Vergleichbare Szenen ereignen sich aber auch in der Provinz. Bei einer Schlägerei zwischen jungen Männern aus Syrien und Afghanistan in einer Erstaufnahmeeinrichtung in Itzehoe in Schleswig-Holstein wurden in der Nacht zum Montag fünf Beteiligte verletzt.

In einer Sporthalle in Hattersheim im Main-Taunus-Kreis, die als Notunterkunft dient, gingen am Sonntag rund 30 Bewohner aufeinander los; die Polizei nahm zwei Männer im Alter von 17 und 23 Jahren fest. Und in einer Unterkunft in Dresden kam es am Montag Mittag zwischen sechs jungen Männern aus dem Irak und aus dem Iran zum Streit, dabei wurde ein Iraker schwer verletzt.

Frank Henkel, CDU

„Es gibt Regeln in unserem Land. Wer sich nicht daran hält, für den gibt es bei uns auch andere Unterkünfte. Mit verriegelten Türen und Fenstern“

Konservative Politiker sehen sich dadurch in ihren Klischees bestätigt. Die Fälle zeigten, dass die Flüchtlinge „teilweise religiöse und kulturelle Vorstellungen mitbringen, die zu Konflikten untereinander führen“, erklärte die CDU-Politikerin Erika Steinbach. Dies bekämen „vor allem zum Christentum konvertierte Muslime zu spüren“, behauptete die menschenrechtspolitische Sprecherin der Union. Und Berlins CDU-Innensenator Frank Henkel sprach von einer „Gefahr für den sozialen Frieden“: „Es gibt Regeln in unserem Land. Wer sich nicht daran hält, für den gibt es bei uns auch andere Unterkünfte. Mit verriegelten Türen und Fenstern“, drohte er.

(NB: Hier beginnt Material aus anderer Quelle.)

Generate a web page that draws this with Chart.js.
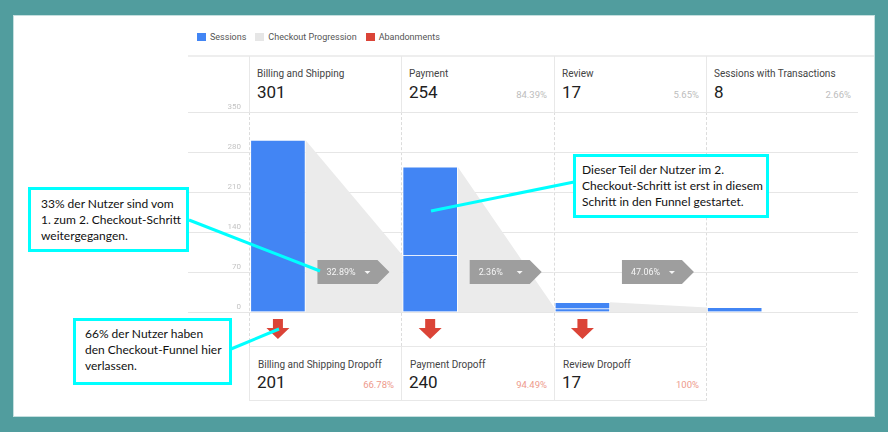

Prompt handelte er sich Widerspruch vom Flüchtlingsrat ein. „Dass eine solche extrem beengte und völlig unzureichend ausgestattete Massenunterkunft Aggressionen fördert, war absehbar“, erklärte der. Und Bernd Mesovic von Pro Asyl hält die Zustände in der Hauptstadt für einen „besonderen Problemfall“. Ballungsgebiete und Stadtstaaten hätten es per se schwerer mit der schnellen Unterbringung so viele Flüchtlinge.

Die Lage hat sich beruhigt

Die Union will auf ihrem Parteitag Mitte Dezember eine „Integrationspflicht“ für Einwanderer beschließen. Die Idee stammt von der rheinland-pfälzischen CDU-Fraktionschefin Julia Klöckner, die sie jüngst auf einer Konferenz zur Integrationspolitik konkretisierte: Neuankömmlinge müssten sich etwa dazu bekennen, die Gleichberechtigung von Mann und Frau zu akzeptieren und den Vorrang deutscher Gesetze vor der Scharia anerkennen, sonst drohen ihnen Bußgelder oder gar die Abschiebung.

Die SPD dagegen präsentierte am Dienstag ein eigenes Konzept zur Integration der Flüchtlinge, das vor allem zusätzliche Milliarden für Bildung vorsieht. So solle der Bund für 80.000 zusätzliche Kitaplätze sorgen und dafür zwei Milliarden Euro für Erzieher bereitstellen und mehr bezahlbaren Wohnraum für alle Bürger zu schaffen. Außerdem will die SPD geduldeten Migranten mit abgeschlossener Ausbildung einen Aufenthaltsanspruch erteilen, damit sie sich eine Arbeit suchen könnten.

In Berlin hat sich die Lage nach den Schlägereien vom Wochenende wieder beruhigt. In der Spandauer Notunterkunft kehrten Mitarbeiter der Berliner Stadtmission gemeinsam mit den Flüchtlingen die Scherben auf und veranstalteten schon am nächsten Tag in der ehemaligen Fabrikhalle ein „Fest des Friedens“.